Managing Model Inference
Models can sometimes over-think, even when not needed. The Cursor team suggests using a "thinking tool" that activates the reasoning process only when necessary. They propose calling such a tool after calling other tools, instead of doing it immediately.
Navigating Long Context and Memory
The Importance of Long Context
Long context is crucial for differentiating models. While longer contexts are generally better, there are diminishing returns. Hybrid mechanisms, such as DeepSeek's NSA mechanism, may be the most effective in the long run.
Memory Tools and Credit Assignment
Memory tools, which allow models to store and retrieve information, present challenges related to assigning credit across time. The team suggests experimenting with rules, heuristics, or prompts to determine when to store and retrieve memories.
Hardware and Real-World Optimization
The Impact of New GPU Architectures
New-generation GPUs like GB200 and NVL72 facilitate long-context processing through large-scale tensor parallelism and unified memory.
Document-Level Attention (Squid Attention)
This concept allows each document to "attend to itself" independently before global attention is applied. This is beneficial for features like quick content creation, semantic retrieval, and file reading.
Focusing on Real-World Usage
The team emphasizes the importance of optimizing for real-world human needs rather than just test cases. They suggest observing real user changes and rewarding the model based on how closely it replicates those changes.
The Future of Programming Agents
Longer Output Contexts and Knowledge Reuse
Future models will likely use more tokens, especially in output contexts. They will also leverage historical experiences and code knowledge to improve efficiency, reducing the need to re-understand code structures each time.
The Scarcity of High-Quality Data
High-quality data is scarcer than computing power. Efficiently utilizing available computing resources for training is a key area for future optimization.

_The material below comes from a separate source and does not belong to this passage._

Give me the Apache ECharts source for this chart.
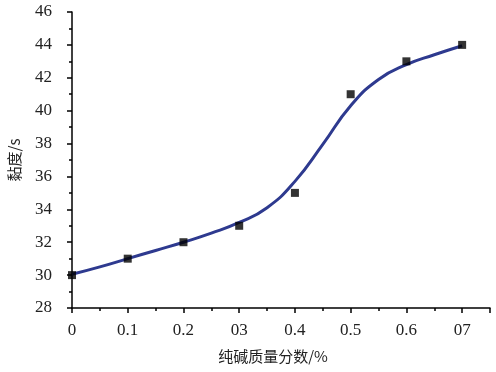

Conclusion: A Transformative Shift
The Cursor team's insights paint a clear picture of the future of AI programming. AI agents will become more intelligent, understanding task requirements, learning from past experiences, and efficiently reusing knowledge. We are on the cusp of a programming paradigm shift, moving towards AI-assisted, collaborative programming where developers focus on high-level design and creativity while AI handles implementation details.